As a general practice, SAP has not relied on Safe Harbor for data transfers to the U.S, but instead has made use of the approved and stricter Standard Contractual Clauses (aka EU Model Clauses) issued by the EU Commission.

A few legacy customers of companies acquired by SAP in recent years are, however, covered by Safe Harbor agreements.  “Of course, SAP is prepared to work with its customers to amend their legacy agreements to the SAP standards – which are based on the Standard Contractual Clauses, if applicable,” says Mathias.

“Under these circumstances, every company has to make sure that they are in line with the existing law and to make necessary amendments where appropriate,” he says.

But operating under Standard Contractual Clauses may provide short term protection only, since they are also subject to legal review as an overall consequence of the ruling of the decision of the EJC.  The EU data protection authorities themselves have said they will only accept them until sometime in January 2016. What happens beyond that period is uncertain.

One option for companies operating in Europe is to store and process the personal data of European citizens locally.
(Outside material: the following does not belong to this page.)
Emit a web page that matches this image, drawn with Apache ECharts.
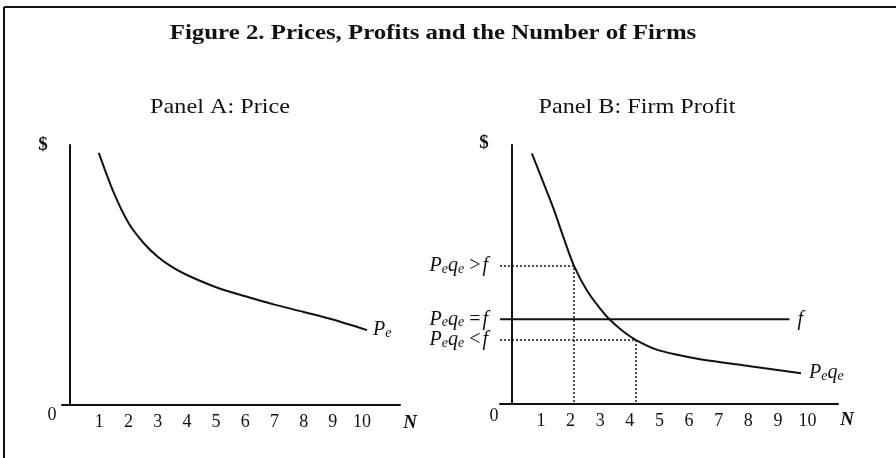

Anticipating this requirement, SAP launched a unique opt-in support service for its EU-based customers in July called ‘EU Access from SAP’.

“This new service enables customers to have their data hosted, processed in data centers located within the European Union, the European Economic Area and Switzerland and furthermore remote access is restricted to resources located in the aforementioned areas only,” explains Cellarius. “As a result, European customers can avoid any uncertainties around international data transfers which the ECJ ruling has created.”

EU Access from SAP is already available for on premise systems and a growing number of SAP cloud services (SaaS others) – providing SAP’s customers with a key advantage over competitors.

Safe Harbor II

Meanwhile, EU and US trade negotiators are now trying to formulate a new comprehensive ‘Safe Harbor II’ agreement that would comply with the ECJ ruling and avert the danger that Europe ends up with a patchwork of incompatible local regulations.

Even if a new agreement emerges, the current Standard Contractual Clauses will still need to be adjusted to comply with the EJC ruling. Butwithout such an agreement, some commentators warn that Europe risks becoming isolated and that global trade could suffer.

“We don’t want any isolation of Europe or the US or other territories,” says Mathias. “We operate in a global market and we believe the free and secure data flow among Europe, the US and other regions is essential for the success of data-based business models and is important to remain competitive and to create jobs.”

Whatever the outcome of the current negotiations will be, industry experts argue that it is important that the current uncertainty is resolved quickly and that companies have enough time to undertake an orderly transition from the old Safe Harbor provision to whatever replaces them.